*Data supplied:*
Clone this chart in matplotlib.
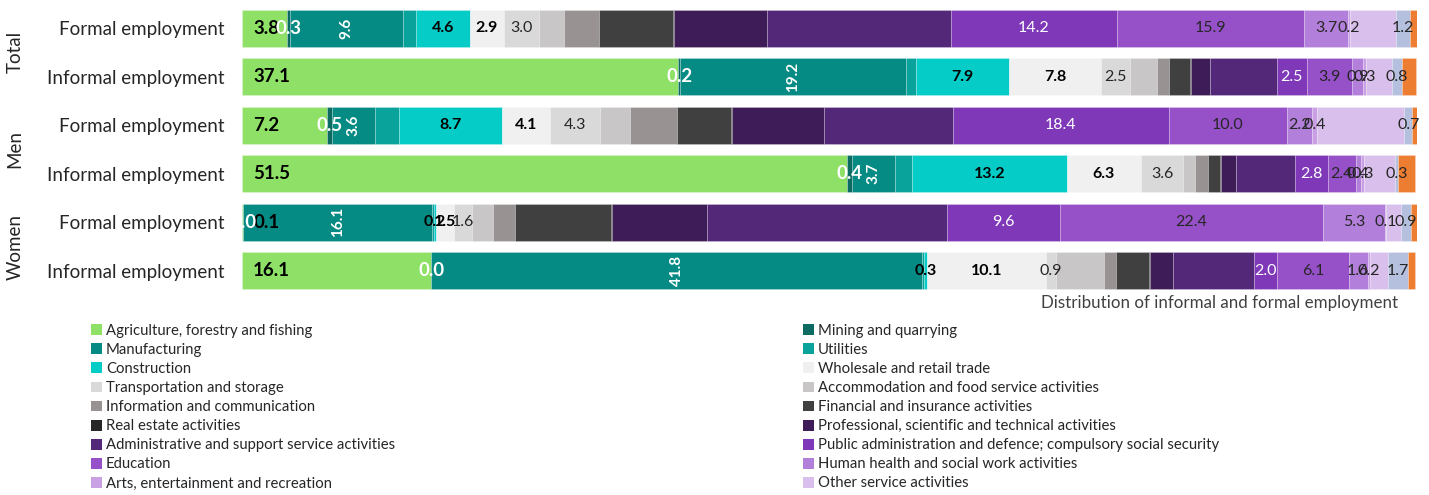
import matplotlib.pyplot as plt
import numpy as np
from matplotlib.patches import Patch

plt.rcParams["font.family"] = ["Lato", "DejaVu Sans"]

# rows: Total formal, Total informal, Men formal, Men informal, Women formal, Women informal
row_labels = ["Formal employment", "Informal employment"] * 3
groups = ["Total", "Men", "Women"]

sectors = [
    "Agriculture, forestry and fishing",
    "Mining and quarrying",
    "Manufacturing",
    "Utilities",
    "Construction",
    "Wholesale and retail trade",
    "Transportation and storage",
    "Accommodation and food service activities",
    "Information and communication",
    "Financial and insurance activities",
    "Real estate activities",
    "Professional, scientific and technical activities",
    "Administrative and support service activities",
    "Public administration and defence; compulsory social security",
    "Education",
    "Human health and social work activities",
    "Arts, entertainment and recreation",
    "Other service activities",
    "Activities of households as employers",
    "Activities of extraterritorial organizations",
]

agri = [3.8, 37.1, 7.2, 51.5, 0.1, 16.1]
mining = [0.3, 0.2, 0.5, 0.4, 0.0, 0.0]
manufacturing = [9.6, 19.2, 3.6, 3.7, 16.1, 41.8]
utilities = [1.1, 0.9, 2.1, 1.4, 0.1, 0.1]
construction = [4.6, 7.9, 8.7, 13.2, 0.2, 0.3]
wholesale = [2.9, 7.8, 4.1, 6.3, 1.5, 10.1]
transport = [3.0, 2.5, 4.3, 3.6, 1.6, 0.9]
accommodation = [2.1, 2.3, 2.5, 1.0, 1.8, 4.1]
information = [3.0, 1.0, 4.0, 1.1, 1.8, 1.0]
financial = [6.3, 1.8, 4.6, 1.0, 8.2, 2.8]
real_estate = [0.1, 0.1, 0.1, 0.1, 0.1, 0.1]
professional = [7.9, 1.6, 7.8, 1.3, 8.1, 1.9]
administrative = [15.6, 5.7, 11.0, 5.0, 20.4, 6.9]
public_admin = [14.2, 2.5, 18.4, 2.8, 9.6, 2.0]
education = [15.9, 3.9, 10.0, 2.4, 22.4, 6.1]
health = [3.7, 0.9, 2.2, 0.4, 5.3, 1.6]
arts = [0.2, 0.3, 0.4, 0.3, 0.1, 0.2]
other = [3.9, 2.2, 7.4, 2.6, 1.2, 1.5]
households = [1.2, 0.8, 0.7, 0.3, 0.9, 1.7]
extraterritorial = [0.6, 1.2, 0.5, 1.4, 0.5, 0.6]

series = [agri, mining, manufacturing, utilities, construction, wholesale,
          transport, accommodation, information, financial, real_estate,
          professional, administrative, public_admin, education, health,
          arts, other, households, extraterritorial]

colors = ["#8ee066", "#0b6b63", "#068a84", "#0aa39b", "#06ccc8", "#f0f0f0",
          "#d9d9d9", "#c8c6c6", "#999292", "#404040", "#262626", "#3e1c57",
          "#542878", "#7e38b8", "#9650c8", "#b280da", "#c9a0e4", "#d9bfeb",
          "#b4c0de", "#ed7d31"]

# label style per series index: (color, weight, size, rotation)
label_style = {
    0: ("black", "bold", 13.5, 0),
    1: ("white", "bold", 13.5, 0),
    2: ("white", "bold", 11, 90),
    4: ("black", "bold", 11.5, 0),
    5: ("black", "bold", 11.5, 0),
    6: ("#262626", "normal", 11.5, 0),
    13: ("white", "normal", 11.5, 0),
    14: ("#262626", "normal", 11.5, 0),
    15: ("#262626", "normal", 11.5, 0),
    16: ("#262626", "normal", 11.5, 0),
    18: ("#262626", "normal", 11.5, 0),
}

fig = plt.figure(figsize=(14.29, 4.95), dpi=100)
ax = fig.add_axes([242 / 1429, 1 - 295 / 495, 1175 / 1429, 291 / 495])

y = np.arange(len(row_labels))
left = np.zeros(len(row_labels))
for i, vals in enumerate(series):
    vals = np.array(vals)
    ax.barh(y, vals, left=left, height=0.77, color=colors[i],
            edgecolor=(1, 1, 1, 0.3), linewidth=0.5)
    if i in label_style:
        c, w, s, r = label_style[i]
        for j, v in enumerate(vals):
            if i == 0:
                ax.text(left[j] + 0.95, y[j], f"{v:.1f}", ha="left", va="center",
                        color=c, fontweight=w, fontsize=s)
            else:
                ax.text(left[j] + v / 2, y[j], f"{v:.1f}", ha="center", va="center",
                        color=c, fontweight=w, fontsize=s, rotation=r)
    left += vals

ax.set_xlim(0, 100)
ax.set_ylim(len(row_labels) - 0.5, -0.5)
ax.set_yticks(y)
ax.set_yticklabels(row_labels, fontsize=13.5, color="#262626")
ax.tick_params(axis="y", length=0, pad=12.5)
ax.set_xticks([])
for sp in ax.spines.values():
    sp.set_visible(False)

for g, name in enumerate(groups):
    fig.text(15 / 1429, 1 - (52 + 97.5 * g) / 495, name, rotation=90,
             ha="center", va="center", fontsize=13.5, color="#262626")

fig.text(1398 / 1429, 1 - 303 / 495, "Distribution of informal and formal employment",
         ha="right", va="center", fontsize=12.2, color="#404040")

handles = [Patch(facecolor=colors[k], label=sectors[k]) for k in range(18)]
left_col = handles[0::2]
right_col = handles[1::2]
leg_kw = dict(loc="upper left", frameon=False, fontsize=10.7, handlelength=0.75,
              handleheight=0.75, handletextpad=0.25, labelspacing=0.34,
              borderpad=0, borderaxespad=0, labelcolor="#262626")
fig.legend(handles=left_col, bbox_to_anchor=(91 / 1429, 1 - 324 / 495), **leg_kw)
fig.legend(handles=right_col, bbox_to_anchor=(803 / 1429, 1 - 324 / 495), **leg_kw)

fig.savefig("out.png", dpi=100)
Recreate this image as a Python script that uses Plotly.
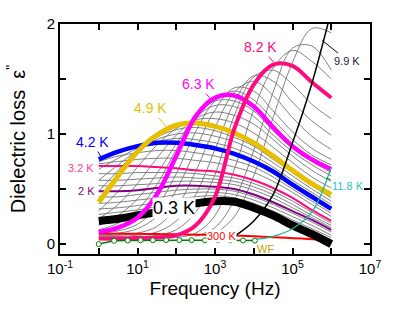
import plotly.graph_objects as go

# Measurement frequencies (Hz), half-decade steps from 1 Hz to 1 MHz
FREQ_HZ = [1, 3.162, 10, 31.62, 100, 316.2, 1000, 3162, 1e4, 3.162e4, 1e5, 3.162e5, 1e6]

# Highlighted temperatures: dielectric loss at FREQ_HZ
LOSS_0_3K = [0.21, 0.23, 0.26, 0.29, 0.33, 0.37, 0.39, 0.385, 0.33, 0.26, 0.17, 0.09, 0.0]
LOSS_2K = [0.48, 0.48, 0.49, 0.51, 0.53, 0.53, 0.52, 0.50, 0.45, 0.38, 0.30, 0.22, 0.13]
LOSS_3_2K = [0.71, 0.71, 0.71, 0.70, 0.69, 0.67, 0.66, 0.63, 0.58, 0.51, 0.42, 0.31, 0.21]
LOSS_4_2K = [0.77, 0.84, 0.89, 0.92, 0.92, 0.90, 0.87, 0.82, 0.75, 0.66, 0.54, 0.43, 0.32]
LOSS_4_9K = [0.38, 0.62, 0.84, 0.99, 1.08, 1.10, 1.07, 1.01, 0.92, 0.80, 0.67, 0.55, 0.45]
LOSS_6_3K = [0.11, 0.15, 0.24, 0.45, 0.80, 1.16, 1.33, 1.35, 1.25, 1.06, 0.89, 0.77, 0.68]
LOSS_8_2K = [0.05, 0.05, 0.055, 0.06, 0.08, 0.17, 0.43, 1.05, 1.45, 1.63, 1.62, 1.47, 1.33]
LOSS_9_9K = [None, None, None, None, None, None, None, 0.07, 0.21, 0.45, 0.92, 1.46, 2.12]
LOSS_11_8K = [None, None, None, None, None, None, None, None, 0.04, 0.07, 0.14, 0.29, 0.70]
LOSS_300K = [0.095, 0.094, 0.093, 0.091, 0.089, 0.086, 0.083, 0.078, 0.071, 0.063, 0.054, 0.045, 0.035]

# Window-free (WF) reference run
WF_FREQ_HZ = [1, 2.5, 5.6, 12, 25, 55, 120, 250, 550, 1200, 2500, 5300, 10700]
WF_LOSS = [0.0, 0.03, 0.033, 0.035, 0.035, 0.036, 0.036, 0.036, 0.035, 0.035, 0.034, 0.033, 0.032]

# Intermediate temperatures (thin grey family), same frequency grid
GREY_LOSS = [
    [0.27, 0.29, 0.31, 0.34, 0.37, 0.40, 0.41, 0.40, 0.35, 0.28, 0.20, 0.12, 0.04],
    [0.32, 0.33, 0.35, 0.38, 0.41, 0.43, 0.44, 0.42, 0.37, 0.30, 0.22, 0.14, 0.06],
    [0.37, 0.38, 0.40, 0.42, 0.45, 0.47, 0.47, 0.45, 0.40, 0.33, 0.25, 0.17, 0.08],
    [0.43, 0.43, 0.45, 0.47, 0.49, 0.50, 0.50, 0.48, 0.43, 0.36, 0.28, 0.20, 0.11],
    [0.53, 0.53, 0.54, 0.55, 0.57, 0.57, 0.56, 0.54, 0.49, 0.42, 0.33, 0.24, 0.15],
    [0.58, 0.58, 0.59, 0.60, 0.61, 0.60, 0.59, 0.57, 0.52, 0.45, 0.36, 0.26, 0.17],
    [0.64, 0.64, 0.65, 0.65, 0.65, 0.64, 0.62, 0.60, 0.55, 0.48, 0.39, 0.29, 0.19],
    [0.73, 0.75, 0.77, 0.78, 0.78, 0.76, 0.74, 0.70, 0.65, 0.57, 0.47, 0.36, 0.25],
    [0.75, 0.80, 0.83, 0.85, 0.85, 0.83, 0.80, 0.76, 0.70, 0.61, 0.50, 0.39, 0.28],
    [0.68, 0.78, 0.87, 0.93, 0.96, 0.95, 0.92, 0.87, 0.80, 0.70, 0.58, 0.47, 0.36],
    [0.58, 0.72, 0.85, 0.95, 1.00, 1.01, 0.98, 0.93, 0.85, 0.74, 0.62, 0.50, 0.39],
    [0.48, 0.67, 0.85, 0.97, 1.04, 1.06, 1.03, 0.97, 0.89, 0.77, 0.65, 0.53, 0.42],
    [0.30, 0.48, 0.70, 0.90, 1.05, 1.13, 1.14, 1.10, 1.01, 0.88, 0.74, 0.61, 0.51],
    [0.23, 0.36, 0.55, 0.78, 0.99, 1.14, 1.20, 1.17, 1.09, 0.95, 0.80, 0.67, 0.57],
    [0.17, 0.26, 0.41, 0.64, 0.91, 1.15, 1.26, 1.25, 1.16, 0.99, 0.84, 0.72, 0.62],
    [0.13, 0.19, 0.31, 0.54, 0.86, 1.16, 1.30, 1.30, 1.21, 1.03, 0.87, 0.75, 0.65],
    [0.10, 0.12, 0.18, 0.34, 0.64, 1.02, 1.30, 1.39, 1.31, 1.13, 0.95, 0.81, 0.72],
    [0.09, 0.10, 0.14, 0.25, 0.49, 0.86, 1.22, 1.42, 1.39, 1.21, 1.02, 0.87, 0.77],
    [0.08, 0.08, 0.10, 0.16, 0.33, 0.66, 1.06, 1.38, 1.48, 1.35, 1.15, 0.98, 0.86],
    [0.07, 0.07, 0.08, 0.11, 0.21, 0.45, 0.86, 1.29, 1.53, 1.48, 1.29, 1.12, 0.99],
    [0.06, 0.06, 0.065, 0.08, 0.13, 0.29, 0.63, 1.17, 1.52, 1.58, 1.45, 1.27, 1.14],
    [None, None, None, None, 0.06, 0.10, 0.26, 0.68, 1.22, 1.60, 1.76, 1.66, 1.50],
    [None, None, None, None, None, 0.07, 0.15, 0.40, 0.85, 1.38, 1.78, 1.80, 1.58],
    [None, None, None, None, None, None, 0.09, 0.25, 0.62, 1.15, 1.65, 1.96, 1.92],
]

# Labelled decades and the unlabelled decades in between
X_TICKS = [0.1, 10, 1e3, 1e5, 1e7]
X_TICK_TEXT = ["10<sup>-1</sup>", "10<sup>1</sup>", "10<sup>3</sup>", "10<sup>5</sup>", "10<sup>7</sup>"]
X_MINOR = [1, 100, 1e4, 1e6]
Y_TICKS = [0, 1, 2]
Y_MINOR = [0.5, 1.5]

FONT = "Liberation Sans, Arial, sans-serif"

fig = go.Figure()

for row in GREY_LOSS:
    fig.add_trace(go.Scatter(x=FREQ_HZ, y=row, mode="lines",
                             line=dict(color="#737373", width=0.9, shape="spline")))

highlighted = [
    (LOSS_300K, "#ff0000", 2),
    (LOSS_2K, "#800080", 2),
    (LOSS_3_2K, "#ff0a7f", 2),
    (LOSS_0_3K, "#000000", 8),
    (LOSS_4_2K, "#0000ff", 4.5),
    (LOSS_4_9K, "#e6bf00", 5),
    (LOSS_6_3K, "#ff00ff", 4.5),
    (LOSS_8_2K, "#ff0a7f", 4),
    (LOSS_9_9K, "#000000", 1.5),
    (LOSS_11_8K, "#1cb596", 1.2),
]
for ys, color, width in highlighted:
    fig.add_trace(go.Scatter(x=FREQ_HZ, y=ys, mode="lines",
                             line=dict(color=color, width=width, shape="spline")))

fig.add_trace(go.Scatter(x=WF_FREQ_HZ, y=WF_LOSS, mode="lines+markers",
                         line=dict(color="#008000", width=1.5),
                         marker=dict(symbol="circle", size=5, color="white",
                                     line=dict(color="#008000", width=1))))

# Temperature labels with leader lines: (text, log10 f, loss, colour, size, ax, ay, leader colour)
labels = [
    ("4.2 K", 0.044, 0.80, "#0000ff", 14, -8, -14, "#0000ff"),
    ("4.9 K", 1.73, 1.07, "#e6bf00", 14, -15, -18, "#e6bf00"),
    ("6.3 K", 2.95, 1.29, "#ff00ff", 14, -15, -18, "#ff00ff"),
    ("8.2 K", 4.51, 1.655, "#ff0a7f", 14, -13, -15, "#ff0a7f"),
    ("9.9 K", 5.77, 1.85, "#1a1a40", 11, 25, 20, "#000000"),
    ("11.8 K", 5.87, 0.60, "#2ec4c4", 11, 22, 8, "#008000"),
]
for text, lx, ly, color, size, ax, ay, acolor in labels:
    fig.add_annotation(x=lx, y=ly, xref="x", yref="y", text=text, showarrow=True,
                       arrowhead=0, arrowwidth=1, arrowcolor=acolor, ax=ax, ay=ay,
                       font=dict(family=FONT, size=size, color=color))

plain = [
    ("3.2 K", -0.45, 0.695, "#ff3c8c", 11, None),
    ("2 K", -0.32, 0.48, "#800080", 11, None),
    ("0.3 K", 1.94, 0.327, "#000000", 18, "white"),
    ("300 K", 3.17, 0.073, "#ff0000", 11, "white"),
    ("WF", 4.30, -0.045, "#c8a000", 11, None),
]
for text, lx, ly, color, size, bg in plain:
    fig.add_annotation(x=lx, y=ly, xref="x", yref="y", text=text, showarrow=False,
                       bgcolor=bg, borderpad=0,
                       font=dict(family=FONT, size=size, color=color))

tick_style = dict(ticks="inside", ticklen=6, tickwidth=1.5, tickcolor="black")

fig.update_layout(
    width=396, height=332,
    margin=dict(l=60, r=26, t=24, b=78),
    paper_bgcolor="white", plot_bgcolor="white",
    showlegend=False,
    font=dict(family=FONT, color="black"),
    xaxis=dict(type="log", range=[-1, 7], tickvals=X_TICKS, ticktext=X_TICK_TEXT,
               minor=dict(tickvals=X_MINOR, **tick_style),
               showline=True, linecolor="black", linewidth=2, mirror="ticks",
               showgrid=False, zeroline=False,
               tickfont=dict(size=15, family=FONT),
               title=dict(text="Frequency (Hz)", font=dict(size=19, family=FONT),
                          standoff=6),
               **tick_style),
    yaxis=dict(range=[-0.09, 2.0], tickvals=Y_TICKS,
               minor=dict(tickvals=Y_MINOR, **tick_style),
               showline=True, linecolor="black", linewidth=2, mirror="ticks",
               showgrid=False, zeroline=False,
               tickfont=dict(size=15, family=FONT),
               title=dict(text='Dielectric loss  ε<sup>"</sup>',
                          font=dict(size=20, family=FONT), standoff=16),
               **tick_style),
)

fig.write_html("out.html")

*What is asked:*
Exactly reproduce the lines from the line holding "Recreate this image" through the line holding "1e5, 3.162e5, 1e6]", and only those; pictures are to be left out.

*Correct output:*
Recreate this image as a Python script that uses Plotly.
import plotly.graph_objects as go

# Measurement frequencies (Hz), half-decade steps from 1 Hz to 1 MHz
FREQ_HZ = [1, 3.162, 10, 31.62, 100, 316.2, 1000, 3162, 1e4, 3.162e4, 1e5, 3.162e5, 1e6]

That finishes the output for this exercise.